To get the left side of the Chebyshev inequality, we have to write this out as the following conditional probability,

In [5]:
r = ss.P((x-1) > t,x>1)+ss.P(-(x-1) > t,x<1)

This is because of certain limitations in the statistics module at this point in its development regarding the absolute value function. We could take the above expression, which is a function of $t$ and attempt to compute the integral, but that would take a very long time (the expression is very long and complicated, which is why we did not print it out above). This is because Sympy is a pure-python module that does not utilize any C-level optimizations under the hood. In this situation, it's better to use the built-in cumulative density function as in the following (after some rearrangement of the terms),

In [6]:
w=(1-ss.cdf(x)(t+1))+ss.cdf(x)(1-t)

To plot this, we can evaluated at a variety of t values by using the .subs substitution method, but it is more convenient to use the lambdify method to convert the expression to a function.

In [7]:
fw=sympy.lambdify(t,w)

Then, we can evaluate this function using something like

In [8]:
map(fw,[0,1,2,3,4])
Out[8]:
[1.0,
 0.1572992070502851,
 0.08326451666355028,
 0.04550026389635853,
 0.0253473186774682]

to produce the following Figure.

The shaded area shows the region between the curves on either side of the Chebyshev Inequality.

Programming Tip.

Note that we cannot use vectorized inputs for the lambdify function because it contains embedded functions that are only available in Sympy.
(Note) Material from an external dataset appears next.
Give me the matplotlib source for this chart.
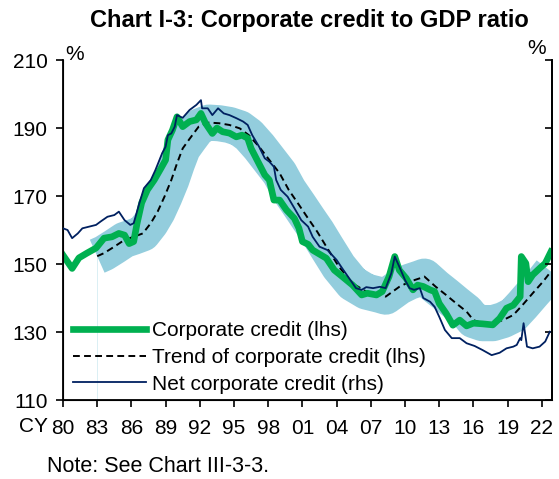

Otherwise, we could have used lambdify(t,fw,numpy) to specify the corresponding functions in Numpy to use for the expression.

Hoeffding's Inequality

Hoeffding's Inequality is similar, but less loose, than Markov's Inequality. Let $X_1,\ldots,X_n$ be iid observations such that $\mathbb{E}(X_i)=\mu$ and $a\le X_i \le b$. Then, for any $\epsilon>0$, we have

$$ \mathbb{P}(\vert \overline{X}_n -\mu\vert \ge \epsilon) \le 2 \exp(-2 n\epsilon^2/(b-a)^2) $$

where $\overline{X}_n = \tfrac{1}{n}\sum_i^n X_i$. Note that we further assume that the individual random variables are bounded.

Corollary. If $X_1,\ldots,X_n$ are independent with $\mathbb{P}(a\le X_i\le b)=1$ and all with $\mathbb{E}(X_i)=\mu$. Then, we have

$$ \vert\overline{X}_n-\mu\vert \le \sqrt{\frac{c}{2 n}\log \frac{2}{\delta}} $$

where $c=(b-a)^2$. We will see this inequality again in the machine learning chapter. Figure shows the Markov and Hoeffding bounds for the case of ten identically and uniformly distributed random variables, $X_i \sim \mathcal{U}[0,1]$. The solid line shows $\mathbb{P}(\vert \overline{X}_n - 1/2 \vert > \epsilon)$. Note that the Hoeffding Inequality is tighter than the Markov Inequality and that both of them merge when $\epsilon$ gets big enough.

This shows the Markov and Hoeffding bounds for the case of ten identically and uniformly distributed random variables.